▸ **EXERCISE**:
Every record should be repeated exactly, except that pictures are left out.

▸ **DATA IN THIS EXERCISE**:

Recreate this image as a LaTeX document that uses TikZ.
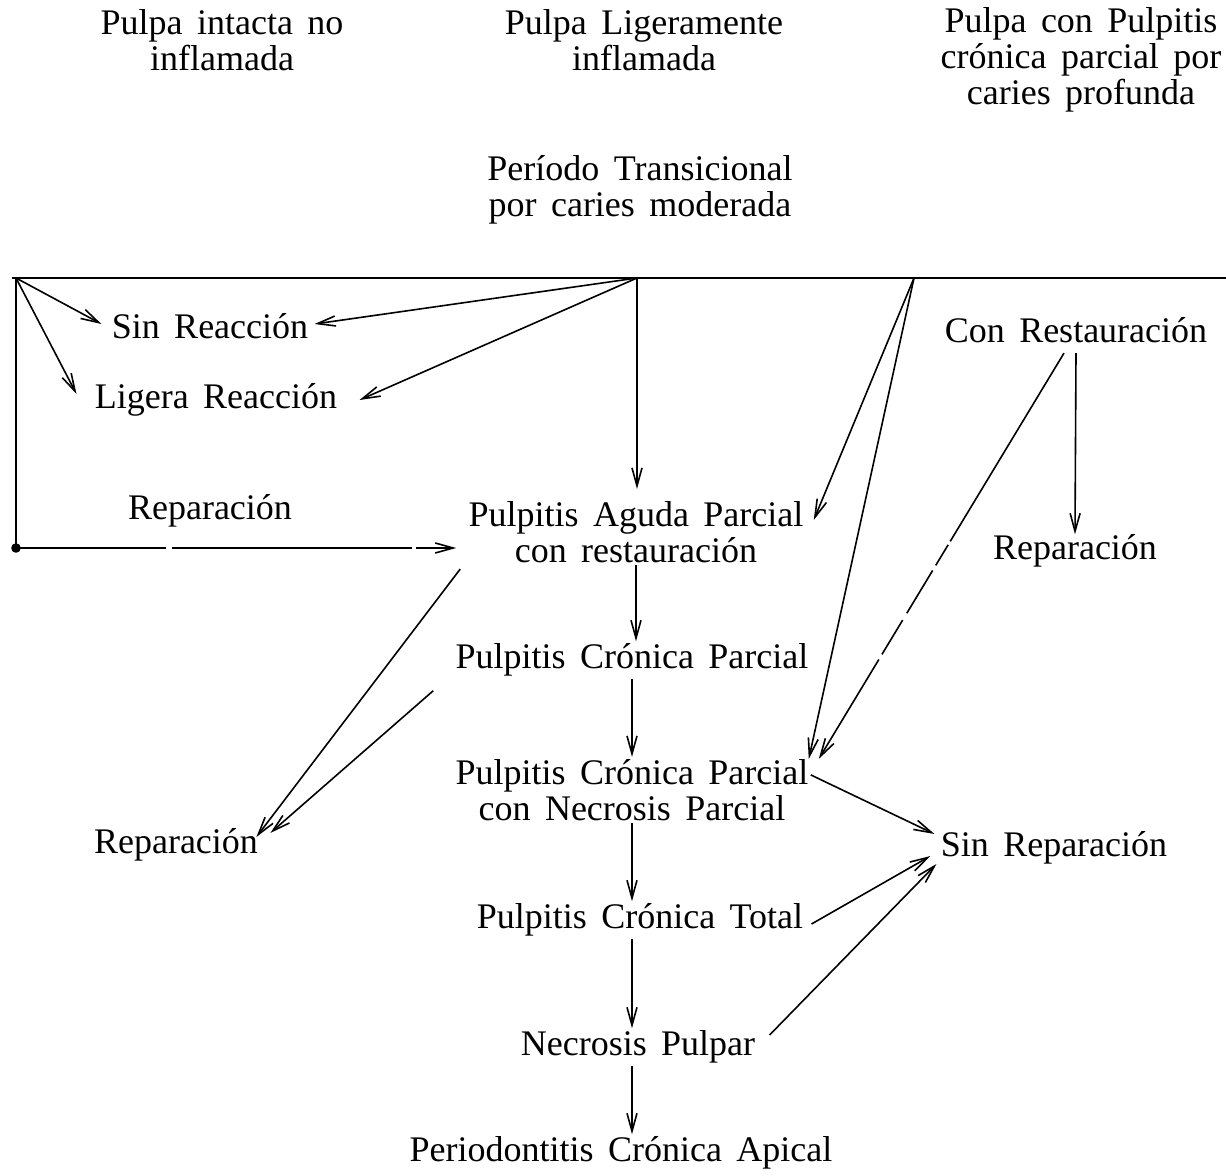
\documentclass[tikz,border=0pt]{standalone}
\usepackage{fontspec}
\setmainfont{Liberation Serif}[WordSpace=1.6]
\usetikzlibrary{arrows.meta}
\begin{document}
\begin{tikzpicture}[x=0.5pt,y=-0.5pt,
  lbl/.style={font=\fontsize{18}{18}\selectfont, inner sep=1pt, align=center},
  arr/.style={-{Straight Barb[length=9pt,width=5pt]}, line width=0.8pt},
  ln/.style={line width=0.8pt}]
\useasboundingbox (0,0) rectangle (1226,1176);
% top labels
\node[lbl] (t1) at (222,40) {Pulpa intacta no\\inflamada};
\node[lbl] (t2) at (644,40) {Pulpa Ligeramente\\inflamada};
\node[lbl] (t3) at (1081,60) {Pulpa con Pulpitis\\crónica parcial por\\caries profunda};
\node[lbl] (t4) at (640,190) {Período Transicional\\por caries moderada};
% nodes
\node[lbl] (sr) at (210,326) {Sin Reacción};
\node[lbl] (lr) at (216,400) {Ligera Reacción};
\node[lbl] (repL) at (210,511) {Reparación};
\node[lbl] (pa) at (636,532) {Pulpitis Aguda Parcial\\con restauración};
\node[lbl] (cr) at (1076,330) {Con Restauración};
\node[lbl] (repR) at (1075,551) {Reparación};
\node[lbl] (pcp1) at (632,660) {Pulpitis Crónica Parcial};
\node[lbl] (pcp2) at (632,790) {Pulpitis Crónica Parcial\\con Necrosis Parcial};
\node[lbl] (repB) at (176,845) {Reparación};
\node[lbl] (srep) at (1054,848) {Sin Reparación};
\node[lbl] (pct) at (640,920) {Pulpitis Crónica Total};
\node[lbl] (np) at (638,1047) {Necrosis Pulpar};
\node[lbl] (pca) at (621,1153) {Periodontitis Crónica Apical};
% coordinates on the top line
\coordinate (L) at (16,278);
\coordinate (M) at (637,278);
\coordinate (R) at (914,278);
\coordinate (E) at (1226,278);
\coordinate (BL) at (16,548);
% lines
\draw[ln] ([xshift=-2pt]L) -- (E);
\draw[ln] (L) -- (BL);
\fill (BL) circle (2.4pt);
\draw[arr, dash pattern=on 75pt off 3pt on 120pt off 2pt] (BL) -- ([xshift=-5pt,yshift=-8pt]pa.west);
\draw[arr] (L) -- ([xshift=-4pt,yshift=1pt]sr.west);
\draw[arr] (L) -- ([xshift=-8pt,yshift=3pt]lr.west);
\draw[arr] (M) -- ([xshift=2pt,yshift=1pt]sr.east);
\draw[arr] (M) -- ([xshift=10pt]lr.east);
\draw[arr] (M) -- ([yshift=5pt]pa.north -| M);
\draw[arr] (R) -- ([xshift=4pt,yshift=6pt]pa.east);
\draw[arr] (R) -- ([xshift=-1pt,yshift=-1pt]pcp2.north east);
\draw[arr, dash pattern=on 110pt off 2pt on 12pt off 3pt on 25pt off 4pt on 20pt off 3pt] ([xshift=-6pt,yshift=-4pt]cr.south) -- ([xshift=4pt,yshift=-1pt]pcp2.north east);
\draw[arr] ([yshift=-4pt]cr.south) -- ([yshift=-1pt]repR.north);
\draw[arr] ([xshift=-3pt,yshift=-2pt]pa.south west) -- ([xshift=-2pt,yshift=4pt]repB.east);
\draw[arr] ([xshift=-10pt,yshift=-6pt]pcp1.south west) -- ([xshift=5pt,yshift=6pt]repB.east);
\draw[arr] (pa.south) -- (pa.south |- pcp1.north);
\draw[arr] (pcp1.south) -- (pcp1.south |- pcp2.north);
\draw[arr] (pcp2.south) -- (pcp2.south |- pct.north);
\draw[arr] (pcp2.south |- pct.south) -- (pcp2.south |- np.north);
\draw[arr] (pcp2.south |- np.south) -- (pcp2.south |- pca.north);
\draw[arr] ([yshift=-9pt]pcp2.north east) -- ([xshift=-2pt,yshift=7pt]srep.west);
\draw[arr] ([xshift=3pt,yshift=-2pt]pct.east) -- ([xshift=-4pt,yshift=-4pt]srep.west);
\draw[arr] ([xshift=6pt,yshift=6pt]np.east) -- ([xshift=-1pt,yshift=-8pt]srep.west);
\end{tikzpicture}
\end{document}
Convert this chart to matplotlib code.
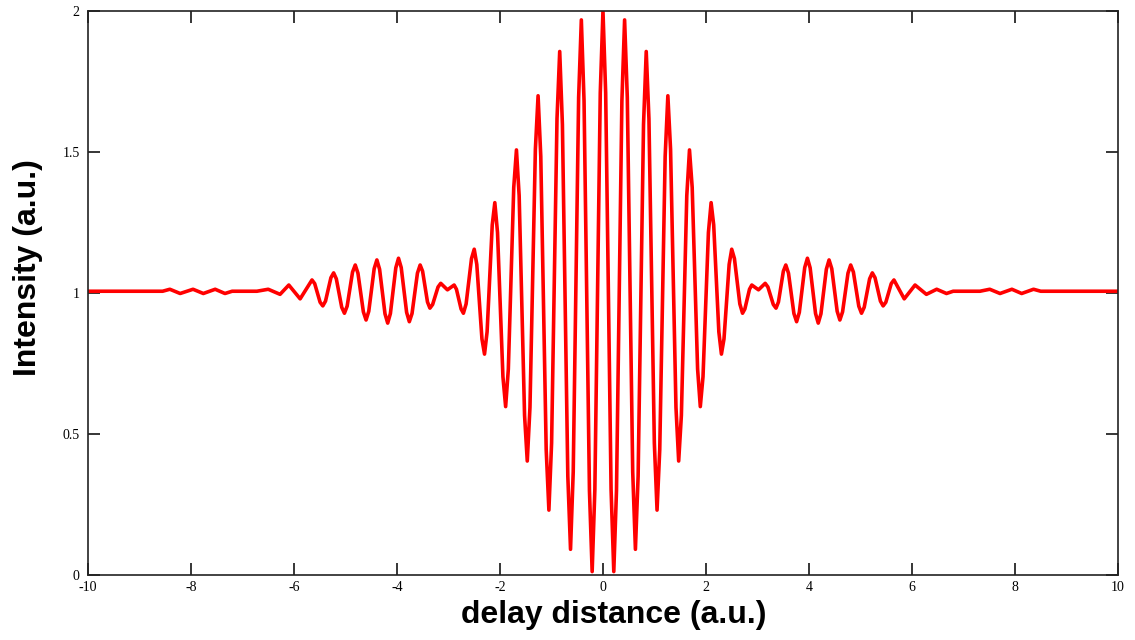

▸ **RESPONSE BELOW**:
Recreate this image as a LaTeX document that uses TikZ.
\documentclass[tikz,border=0pt]{standalone}
\usepackage{fontspec}
\setmainfont{Liberation Serif}[WordSpace=1.6]
\usetikzlibrary{arrows.meta}
\begin{document}
\begin{tikzpicture}[x=0.5pt,y=-0.5pt,
  lbl/.style={font=\fontsize{18}{18}\selectfont, inner sep=1pt, align=center},
  arr/.style={-{Straight Barb[length=9pt,width=5pt]}, line width=0.8pt},
  ln/.style={line width=0.8pt}]
\useasboundingbox (0,0) rectangle (1226,1176);
% top labels
\node[lbl] (t1) at (222,40) {Pulpa intacta no\\inflamada};
\node[lbl] (t2) at (644,40) {Pulpa Ligeramente\\inflamada};
\node[lbl] (t3) at (1081,60) {Pulpa con Pulpitis\\crónica parcial por\\caries profunda};
\node[lbl] (t4) at (640,190) {Período Transicional\\por caries moderada};
% nodes
\node[lbl] (sr) at (210,326) {Sin Reacción};
\node[lbl] (lr) at (216,400) {Ligera Reacción};
\node[lbl] (repL) at (210,511) {Reparación};
\node[lbl] (pa) at (636,532) {Pulpitis Aguda Parcial\\con restauración};
\node[lbl] (cr) at (1076,330) {Con Restauración};
\node[lbl] (repR) at (1075,551) {Reparación};
\node[lbl] (pcp1) at (632,660) {Pulpitis Crónica Parcial};
\node[lbl] (pcp2) at (632,790) {Pulpitis Crónica Parcial\\con Necrosis Parcial};
\node[lbl] (repB) at (176,845) {Reparación};
\node[lbl] (srep) at (1054,848) {Sin Reparación};
\node[lbl] (pct) at (640,920) {Pulpitis Crónica Total};
\node[lbl] (np) at (638,1047) {Necrosis Pulpar};
\node[lbl] (pca) at (621,1153) {Periodontitis Crónica Apical};
% coordinates on the top line
\coordinate (L) at (16,278);
\coordinate (M) at (637,278);
\coordinate (R) at (914,278);
\coordinate (E) at (1226,278);
\coordinate (BL) at (16,548);
% lines
\draw[ln] ([xshift=-2pt]L) -- (E);
\draw[ln] (L) -- (BL);
\fill (BL) circle (2.4pt);
\draw[arr, dash pattern=on 75pt off 3pt on 120pt off 2pt] (BL) -- ([xshift=-5pt,yshift=-8pt]pa.west);
\draw[arr] (L) -- ([xshift=-4pt,yshift=1pt]sr.west);
\draw[arr] (L) -- ([xshift=-8pt,yshift=3pt]lr.west);
\draw[arr] (M) -- ([xshift=2pt,yshift=1pt]sr.east);
\draw[arr] (M) -- ([xshift=10pt]lr.east);
\draw[arr] (M) -- ([yshift=5pt]pa.north -| M);
\draw[arr] (R) -- ([xshift=4pt,yshift=6pt]pa.east);
\draw[arr] (R) -- ([xshift=-1pt,yshift=-1pt]pcp2.north east);
\draw[arr, dash pattern=on 110pt off 2pt on 12pt off 3pt on 25pt off 4pt on 20pt off 3pt] ([xshift=-6pt,yshift=-4pt]cr.south) -- ([xshift=4pt,yshift=-1pt]pcp2.north east);
\draw[arr] ([yshift=-4pt]cr.south) -- ([yshift=-1pt]repR.north);
\draw[arr] ([xshift=-3pt,yshift=-2pt]pa.south west) -- ([xshift=-2pt,yshift=4pt]repB.east);
\draw[arr] ([xshift=-10pt,yshift=-6pt]pcp1.south west) -- ([xshift=5pt,yshift=6pt]repB.east);
\draw[arr] (pa.south) -- (pa.south |- pcp1.north);
\draw[arr] (pcp1.south) -- (pcp1.south |- pcp2.north);
\draw[arr] (pcp2.south) -- (pcp2.south |- pct.north);
\draw[arr] (pcp2.south |- pct.south) -- (pcp2.south |- np.north);
\draw[arr] (pcp2.south |- np.south) -- (pcp2.south |- pca.north);
\draw[arr] ([yshift=-9pt]pcp2.north east) -- ([xshift=-2pt,yshift=7pt]srep.west);
\draw[arr] ([xshift=3pt,yshift=-2pt]pct.east) -- ([xshift=-4pt,yshift=-4pt]srep.west);
\draw[arr] ([xshift=6pt,yshift=6pt]np.east) -- ([xshift=-1pt,yshift=-8pt]srep.west);
\end{tikzpicture}
\end{document}
Convert this chart to matplotlib code.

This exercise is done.